Cuando estaba pasando la soga anudada por su cabeza, la vio, estaba más hermosa y radiante que nunca. Comenzaron a escucharse los compases de un tango en los gemidos de un bandoneón y ella, tendiéndole la mano le dijo:
- Yo, no olvido mis promesas-
Horacio se aferró a la mano con desesperación y siguiéndola, penetró en la casona. Al subir por la escalera de madera que se quejaba a cada pisada, las notas del bandoneón, se hacían más intensas, más vibrantes y ya en la boardilla, la puerta de un ropero de cedro con un enorme espejo, se abrió ante ellos. Horacio, no entendía nada, frente a él estaba el bandoneón de sus sueños y un cofre de madera, repleto de fotos y documentos.
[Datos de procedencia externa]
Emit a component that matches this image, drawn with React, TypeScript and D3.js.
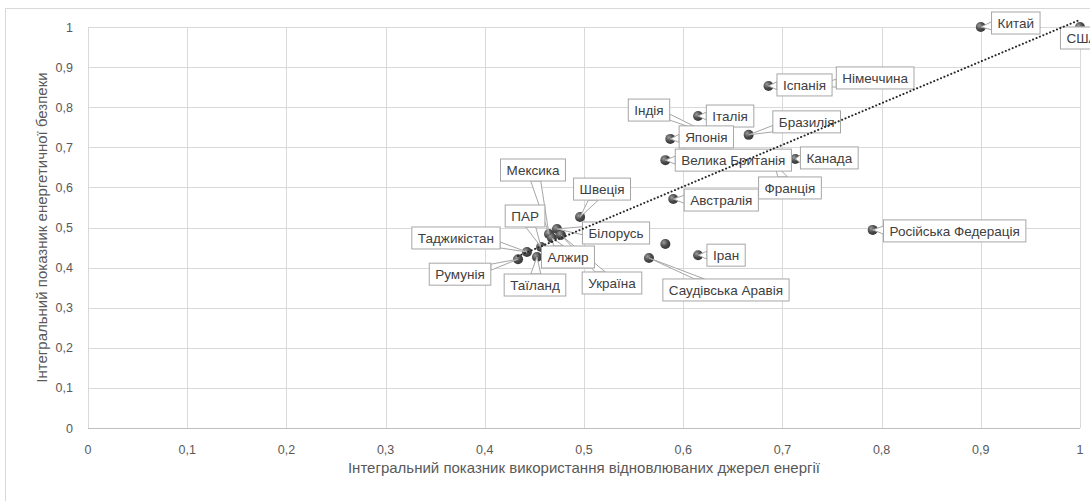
import React, { useEffect, useRef } from "react";
import * as d3 from "d3";

const countries = [
  "Китай", "США", "Іспанія", "Німеччина", "Італія", "Індія", "Японія", "Бразилія",
  "Велика Британія", "Канада", "Франція", "Австралія", "Швеція", "Білорусь", "Мексика",
  "ПАР", "Таджикістан", "Румунія", "Таїланд", "Алжир", "Україна", "Іран", "",
  "Саудівська Аравія", "Російська Федерація",
];
const renewablesIndex = [
  0.90, 1.0, 0.686, 0.733, 0.615, 0.627, 0.587, 0.666,
  0.582, 0.713, 0.6925, 0.590, 0.496, 0.4728, 0.4647,
  0.4567, 0.4425, 0.4335, 0.4526, 0.4677, 0.4768, 0.615, 0.582,
  0.5655, 0.791,
];
const securityIndex = [
  1.0, 1.0, 0.853, 0.853, 0.778, 0.733, 0.721, 0.731,
  0.668, 0.671, 0.656, 0.571, 0.526, 0.4963, 0.4838,
  0.4514, 0.439, 0.421, 0.4264, 0.4738, 0.4813, 0.431, 0.459,
  0.424, 0.494,
];
const xTicks = [0, 0.1, 0.2, 0.3, 0.4, 0.5, 0.6, 0.7, 0.8, 0.9, 1];
const yTicks = [0, 0.1, 0.2, 0.3, 0.4, 0.5, 0.6, 0.7, 0.8, 0.9, 1];
const trendSlope = 1.04;
const trendIntercept = -0.022;
const xTitle = "Інтегральний показник використання відновлюваних джерел енергії";
const yTitle = "Інтегральний показник енергетичної безпеки";

// layout: label box centre offsets from the marker, in pixels
const labelOffsets: [number, number][] = [
  [35, -4], [2, 11], [36, -1], [60, -8], [32, 0], [-61, -24], [36, -2], [58, -13],
  [68, 0], [34, -1], [15, 23], [48, 1], [22, -28], [59, 4], [-16, -64],
  [-16, -31], [-71, -14], [-58, 15], [-2, 28], [16, 19], [51, 48], [28, 0], [0, 0],
  [77, 32], [82, 1],
];

const W = 1090;
const H = 501;
const M = { left: 88, right: 1080, top: 27, bottom: 428 };
const FONT = "'Liberation Sans', Arial, sans-serif";

export default function App() {
  const ref = useRef<SVGSVGElement | null>(null);

  useEffect(() => {
    const svg = d3.select(ref.current);
    svg.selectAll("*").remove();

    const x = d3.scaleLinear().domain([0, 1]).range([M.left, M.right]);
    const y = d3.scaleLinear().domain([0, 1]).range([M.bottom, M.top]);

    const defs = svg.append("defs");
    const grad = defs.append("radialGradient").attr("id", "dotg").attr("cx", "35%").attr("cy", "35%").attr("r", "65%");
    grad.append("stop").attr("offset", "0%").attr("stop-color", "#9a9a9a");
    grad.append("stop").attr("offset", "60%").attr("stop-color", "#4a4a4a");
    grad.append("stop").attr("offset", "100%").attr("stop-color", "#3a3a3a");

    svg.append("rect").attr("x", 0).attr("y", 0).attr("width", W).attr("height", H).attr("fill", "#fff");
    svg.append("rect").attr("x", 5.5).attr("y", 8.5).attr("width", 1200).attr("height", 600)
      .attr("fill", "none").attr("stroke", "#d9d9d9");

    // grid
    const g = svg.append("g");
    g.selectAll("line.gx").data(xTicks.slice(1)).join("line")
      .attr("x1", (d) => Math.round(x(d)) + 0.5).attr("x2", (d) => Math.round(x(d)) + 0.5)
      .attr("y1", M.top).attr("y2", M.bottom).attr("stroke", "#d9d9d9");
    g.selectAll("line.gy").data(yTicks.slice(1)).join("line")
      .attr("x1", M.left).attr("x2", M.right)
      .attr("y1", (d) => Math.round(y(d)) + 0.5).attr("y2", (d) => Math.round(y(d)) + 0.5)
      .attr("stroke", "#d9d9d9");
    g.append("line").attr("x1", M.left + 0.5).attr("x2", M.left + 0.5).attr("y1", M.top).attr("y2", M.bottom).attr("stroke", "#d9d9d9");
    g.append("line").attr("x1", M.left).attr("x2", M.right).attr("y1", M.bottom + 0.5).attr("y2", M.bottom + 0.5).attr("stroke", "#bfbfbf");

    const fmt = (d: number) => String(d).replace(".", ",");
    g.selectAll("text.tx").data(xTicks).join("text")
      .attr("x", (d) => x(d)).attr("y", 454).attr("text-anchor", "middle")
      .attr("font-family", FONT).attr("font-size", 12.5).attr("fill", "#595959").text(fmt);
    g.selectAll("text.ty").data(yTicks).join("text")
      .attr("x", 73).attr("y", (d) => y(d) + 4.5).attr("text-anchor", "end")
      .attr("font-family", FONT).attr("font-size", 12.5).attr("fill", "#595959").text(fmt);

    g.append("text").attr("x", (M.left + M.right) / 2).attr("y", 473).attr("text-anchor", "middle")
      .attr("font-family", FONT).attr("font-size", 15).attr("fill", "#595959").text(xTitle);
    g.append("text").attr("transform", `translate(47,${(M.top + M.bottom) / 2}) rotate(-90)`)
      .attr("text-anchor", "middle")
      .attr("font-family", FONT).attr("font-size", 15).attr("fill", "#595959").text(yTitle);

    const pts = countries.map((c, i) => ({ name: c, vx: renewablesIndex[i], vy: securityIndex[i], off: labelOffsets[i] }));

    // markers
    svg.append("g").selectAll("circle").data(pts).join("circle")
      .attr("cx", (d) => x(d.vx)).attr("cy", (d) => y(d.vy)).attr("r", 5)
      .attr("fill", "url(#dotg)");

    // labels: wedges layer below boxes layer
    const wedgeLayer = svg.append("g");
    const boxLayer = svg.append("g");
    pts.filter((p) => p.name).forEach((p) => {
      const px = x(p.vx);
      const py = y(p.vy);
      const cx = px + p.off[0];
      const cy = py + p.off[1];
      const grp = boxLayer.append("g");
      const t = grp.append("text").attr("x", cx).attr("y", cy + 5).attr("text-anchor", "middle")
        .attr("font-family", FONT).attr("font-size", 13.5).attr("fill", "#404040").text(p.name);
      const tw = (t.node() as SVGTextElement).getComputedTextLength();
      const bw = tw + 12;
      const bh = 22;
      const x0 = cx - bw / 2, y0 = cy - bh / 2, x1 = cx + bw / 2, y1 = cy + bh / 2;
      const inside = px > x0 && px < x1 && py > y0 && py < y1;
      if (!inside) {
        const dx = px - cx, dy = py - cy;
        const sx = Math.abs(dx) / (bw / 2), sy = Math.abs(dy) / (bh / 2);
        let b1: [number, number], b2: [number, number];
        if (sx >= sy) {
          const ex = dx > 0 ? x1 : x0;
          const by = Math.max(y0 + 3, Math.min(y1 - 3, cy + dy / sx));
          const h = Math.min(4, bh / 2 - 1);
          b1 = [ex, Math.max(y0 + 1, by - h)];
          b2 = [ex, Math.min(y1 - 1, by + h)];
        } else {
          const ey = dy > 0 ? y1 : y0;
          const bx = Math.max(x0 + 4, Math.min(x1 - 4, cx + dx / sy));
          b1 = [Math.max(x0 + 1, bx - 5), ey];
          b2 = [Math.min(x1 - 1, bx + 5), ey];
        }
        wedgeLayer.append("path")
          .attr("d", `M${b1[0]},${b1[1]}L${px},${py}L${b2[0]},${b2[1]}Z`)
          .attr("fill", "#fff").attr("stroke", "#a6a6a6");
      }
      grp.insert("rect", "text").attr("x", x0).attr("y", y0).attr("width", bw).attr("height", bh)
        .attr("fill", "#fff").attr("stroke", "#a6a6a6");
    });

    // trendline (drawn above labels, as in the reference)
    const xMin = d3.min(renewablesIndex) as number;
    const xMax = d3.max(renewablesIndex) as number;
    svg.append("line")
      .attr("x1", x(xMin)).attr("y1", y(trendSlope * xMin + trendIntercept))
      .attr("x2", x(xMax)).attr("y2", y(trendSlope * xMax + trendIntercept))
      .attr("stroke", "#262626").attr("stroke-width", 2).attr("stroke-dasharray", "0.1 3.6")
      .attr("stroke-linecap", "round");
  }, []);

  return (
    <svg ref={ref} width={W} height={H} style={{ position: "absolute", left: 0, top: 0, display: "block" }} />
  );
}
Cuando se despertó, tenía el bandoneón entre sus manos y sin pensarlo, era él quien arrancaba de ese “fueye” la melodía de un tango susurrante.
Todas las ideas se agolpaban en su mente pugnando por salir... y recordó: Era ese el bandoneón de su abuelo, quien con tanto amor le enseñó a pulsarlo, eran esos todos sus documentos con su foto. Y por lo que en ellos decía, era esa, la casa de sus ancestros que estaba a nombre de él, en suma… su casa.
El ángel que lo ayudara, había volado hacia otras dimensiones, pero le había obsequiado, como último regalo: El puente hacia su vida pasada, su conexión con el ayer, en suma…su propia identidad.